Si ça n’est pas le cas, alors il faut retravailler sur les algorithmes de consolidation, ou alors intégrer des sources externes de données pour booster le niveau de qualité et de complétude… pour alors mettre en place du data stewardship (fancy word pour dire que des humains ont explicitement la responsabilité d’organiser la mise en qualité les données).
Référentiel décentralisé : tout est rangé mais pas au même endroit
Si vous avez fait ça, vous avez ce qu’on appelle un référentiel décentralisé. Chaque information est rangée quelque part (même si ça n’est pas dans une base unique) et est accessible facilement (via votre id unique !).
Le dernier pas est un vrai marathon, à la vitesse du 400 m
Récapitulons : si vous avez réalisé le contenu des 2 derniers paragraphes, vous avez, malgré une très mauvaise organisation initiale de vos données client, un base dans laquelle l’ensemble des données sont accessibles (mais peut-être pas les données créées le jour même), vous avez un identifiant unique qui permet à 2 applications de partager leurs infos sur un client pour répondre à un cas d’usage précis et vous avez une démarche de mise en qualité des données (là encore, peut-être pas en temps réel).
Vous l’aurez compris, ce qui vous manque c’est le temps réel, ou une fraîcheur suffisante pour les usages : à quoi sert de savoir le produit acheté par un client trois jours après que le SAV a traité sa demande ?
Si un nouveau client ou prospect appelle un de vos services le matin et un autre l’après-midi, les deux applications vont créer un client et votre système central d’immatriculation ne saura peut-être pas retrouver pour le deuxième le numéro qu’il a donné au premier…
Comme ça, ça a l’air très spécifique, mais dès qu’on possède plusieurs services proposés par plusieurs entités de l’entreprise entre lesquelles on tente de créer des synergies, ça vient assez vite.

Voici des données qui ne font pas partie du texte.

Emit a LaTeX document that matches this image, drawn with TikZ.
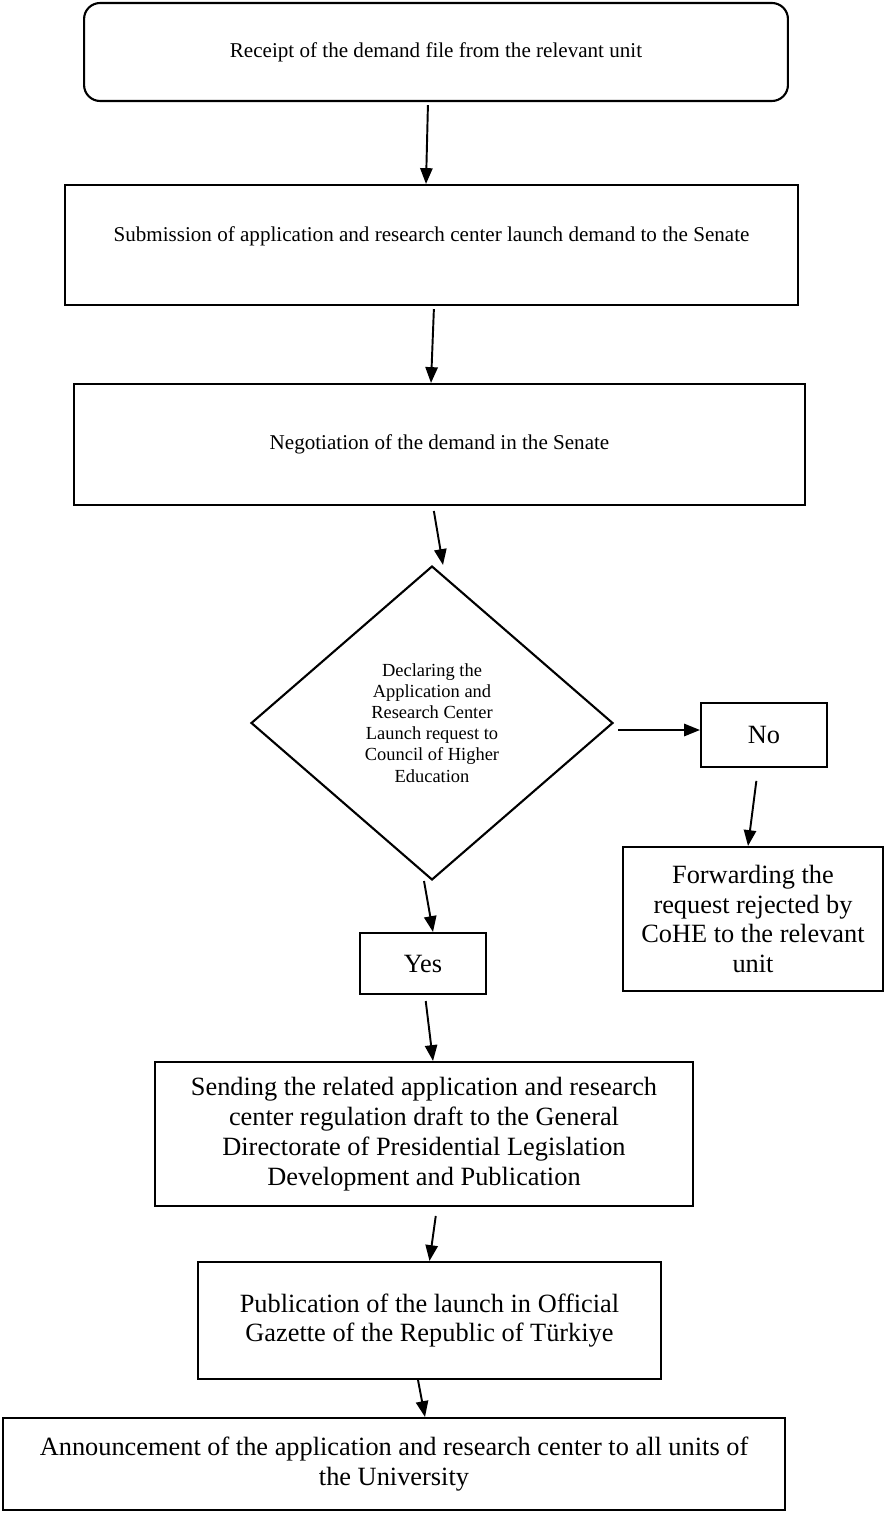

Pour vraiment franchir ce dernier pas du temps réel, il faut hélas, lancer un programme complet qui repart de 0 dans la construction d’un référentiel technologiquement prévu pour faire du transactionnel synchrone en haute dispo (c’est à dire du temps réel disponible pour tout le monde tout le temps). Mais, courage, tout cela n’était pas en vain : la mise en place de cette base de consolidation et de cette immatriculation ont permis à l’entreprise de gagner en maturité et lui a donné des chances de réussir ce chantier fondamentalement compliqué.